Unos metros más arriba, directamente bajo la cúpula que corona la torre, están las 11 lenguas sonoras del reloj. Son unas campanas finísimas sobre la cual golpean 27 martillos, de los cuales solo cinco funcionan en la actualidad. Un ligero toque de la yema de los dedos sobre las enormes campanas, arranca un suavísimo sonido de cristal, tal es la calidad del material con el cual están construidas.
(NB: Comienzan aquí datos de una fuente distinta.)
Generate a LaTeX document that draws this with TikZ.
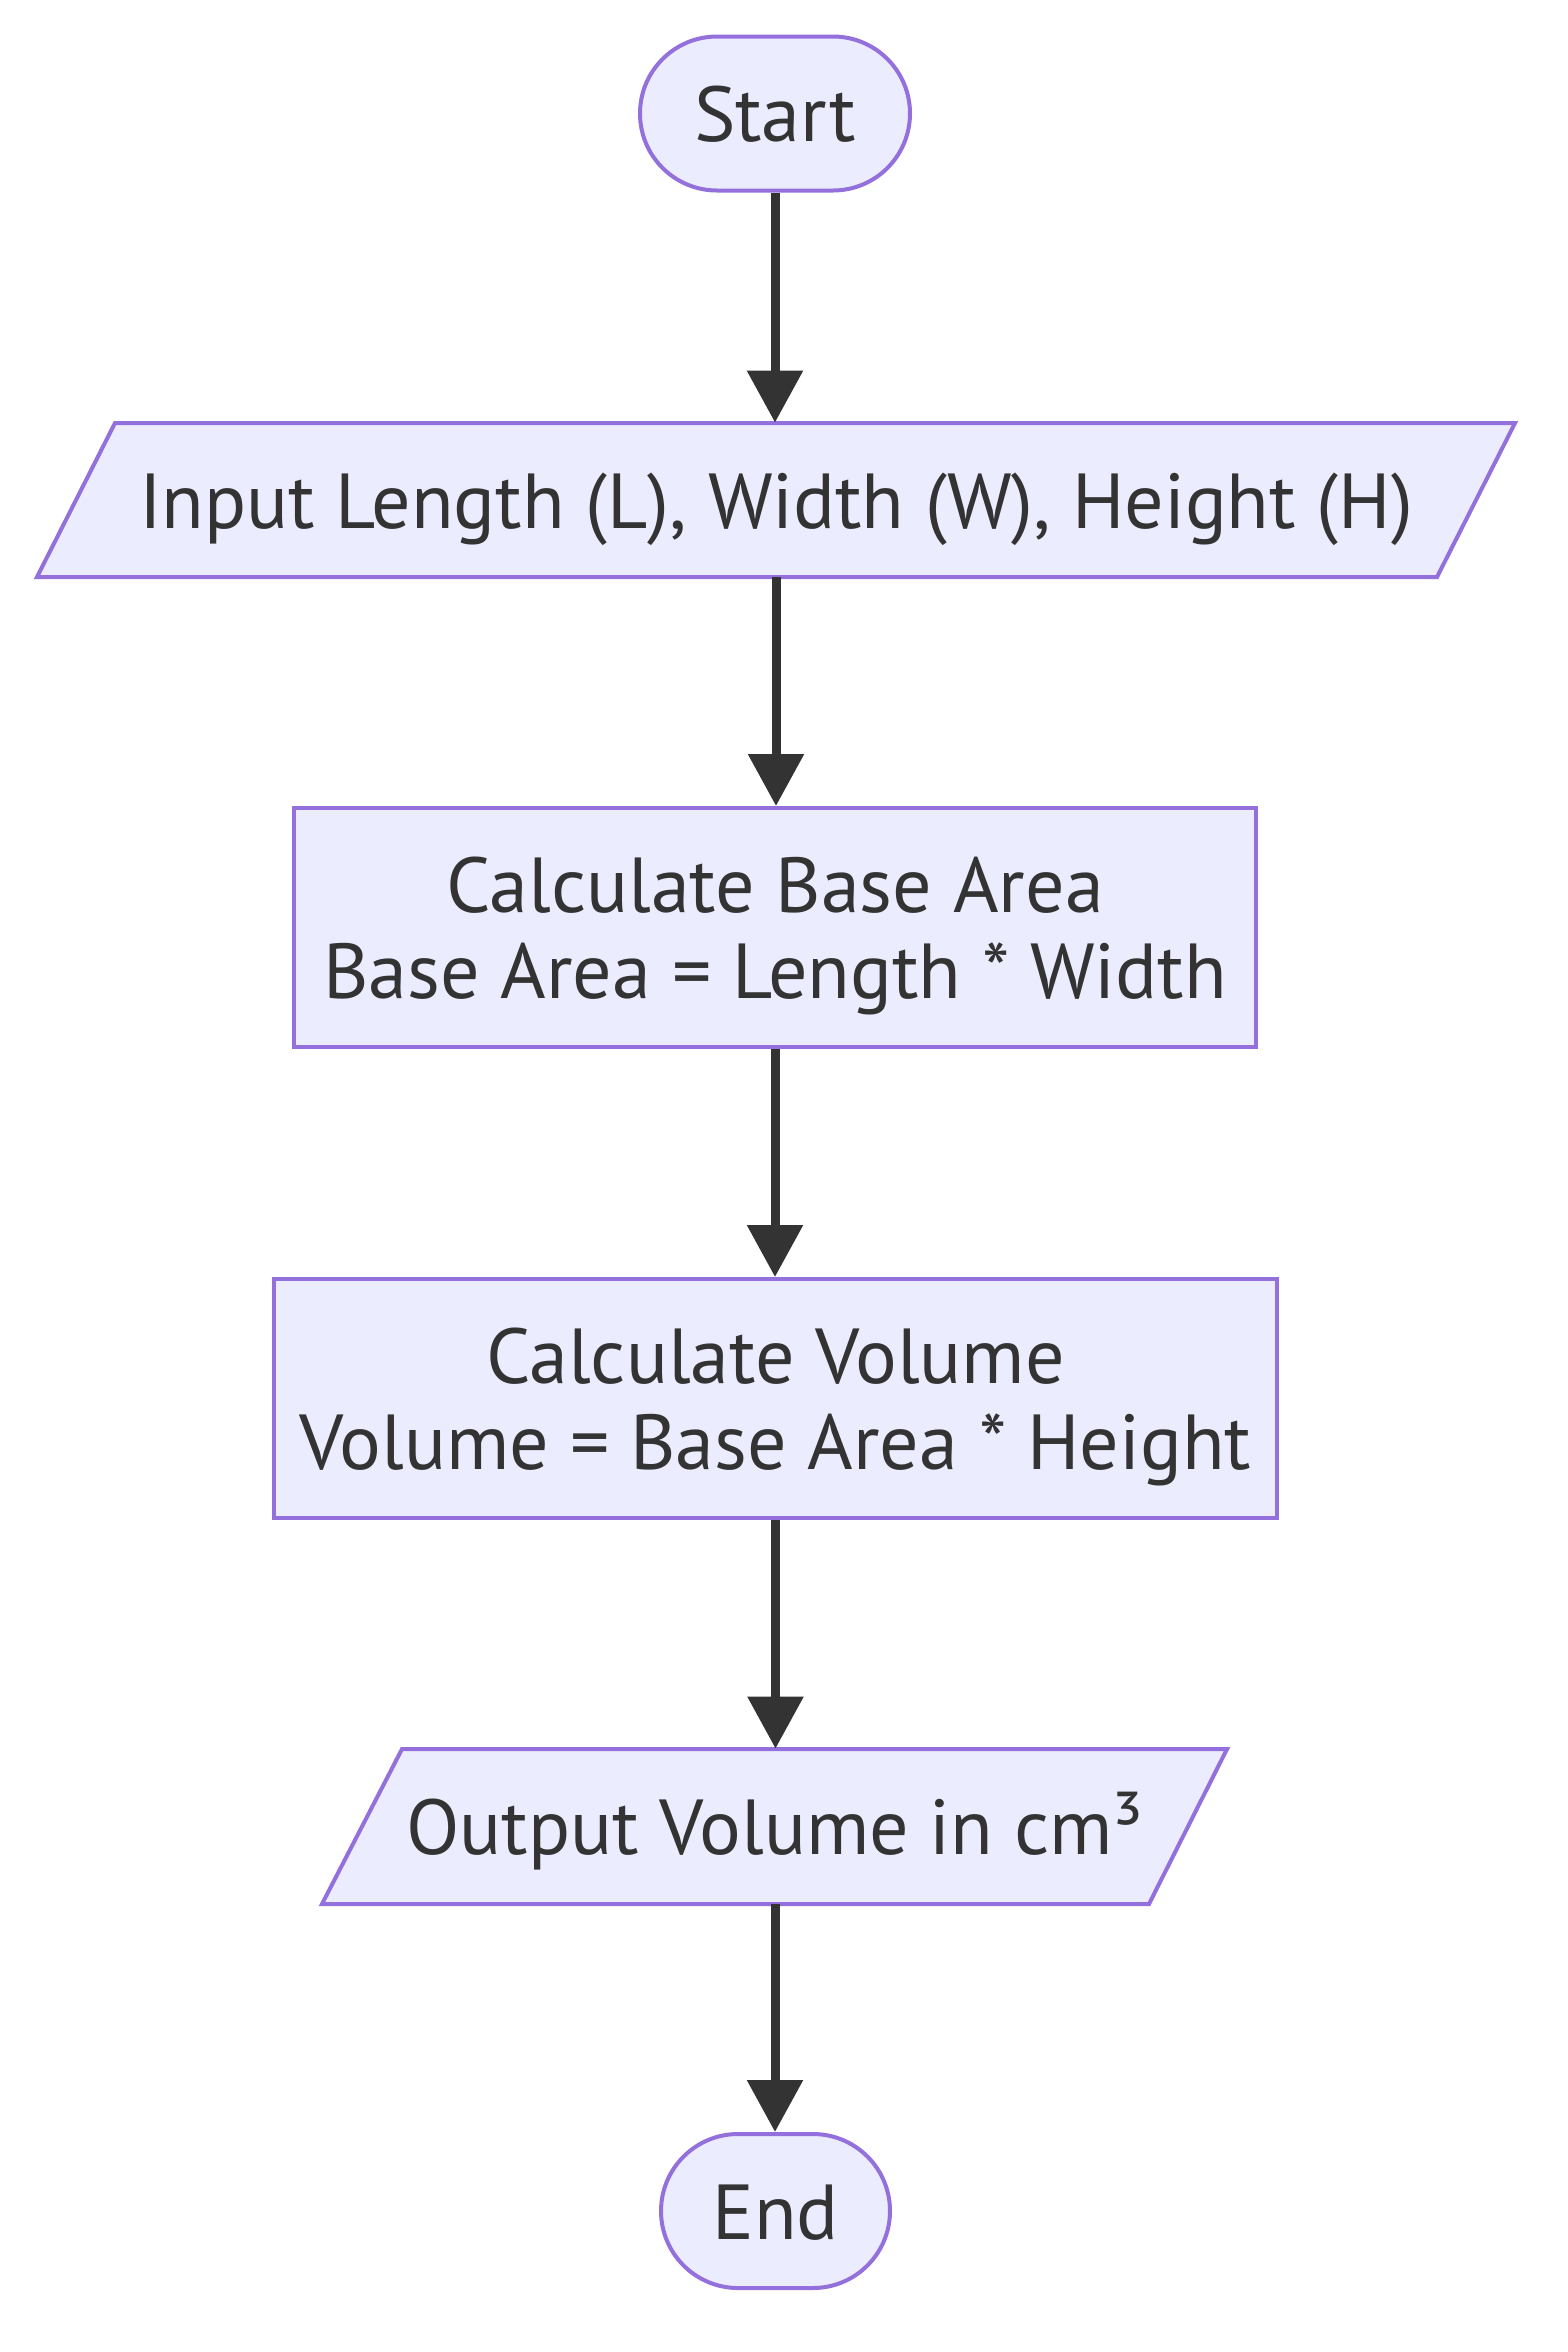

Desde esta parte de la torre, a unos 30 metros de altura –debe tener 35 en total– se divisa íntegra la ciudad de Caracas, a excepción de la barriada de Catia. Por el Este se alcanza a ver casi hasta Petare. El viejo Ávila aparece imponente ante nuestros ojos, cual un gigantesco monstruo de piel verdiazul que se hubiese tendido a descansar. La ciudad nos parece ahora más pequeña. Casi en nuestras manos tenemos las cúpulas amarillentas de la Iglesia de La Pastora. El Nuevo Circo está ahí mismo, detrás de las lomas de zinc del mercado público; ´podríamos tocar si quisiéramos la fachada desteñida del Hotel Ávila; ¿y ese anillo dorado al suroeste? Es el Hipódromo Nacional. A nuestros pies la gente se aplasta contra el asfalto y en la brisa fresca de la tarde asciende hacia nosotros el bullicio callejero. Por entre los matices verdes de la arboleda emerge la cabeza de bronce del Libertador. Avilán Jr. se harta de abrir y cerrar el obturador de su maquinilla.
Al golpe de las cinco de la tarde comenzamos a descender por las escalerillas. De nuevo oímos el seco palpitar del corazón del reloj. Pasamos cerca de las esferas de vidrio lechoso, 150 centímetros de diámetro tienen cada una. En los gruesos muros de la torre hay varias firmas de personas que han subido hasta allí y han querido dejar constancia de su presencia, en la seguridad de que serán muy pocos los que ascenderán por la vieja torre catedralicia. Leemos: Tito Salas, 1919; Luis Correa, 1919, Francisco José Simonpietri, 1912. No resistimos la tentación de estampar también la nuestra.
Dando vuelta en torno a la mole de ladrillo y argamasa llegamos de nuevo a tierra firme. Ha terminado nuestra “excursión” por la histórica torre. Arriba queda palpitando el corazón del viejo reloj”.
FUENTES CONSULTADAS
Élite. Caracas, núm. 957, 5 de febrero de 1944.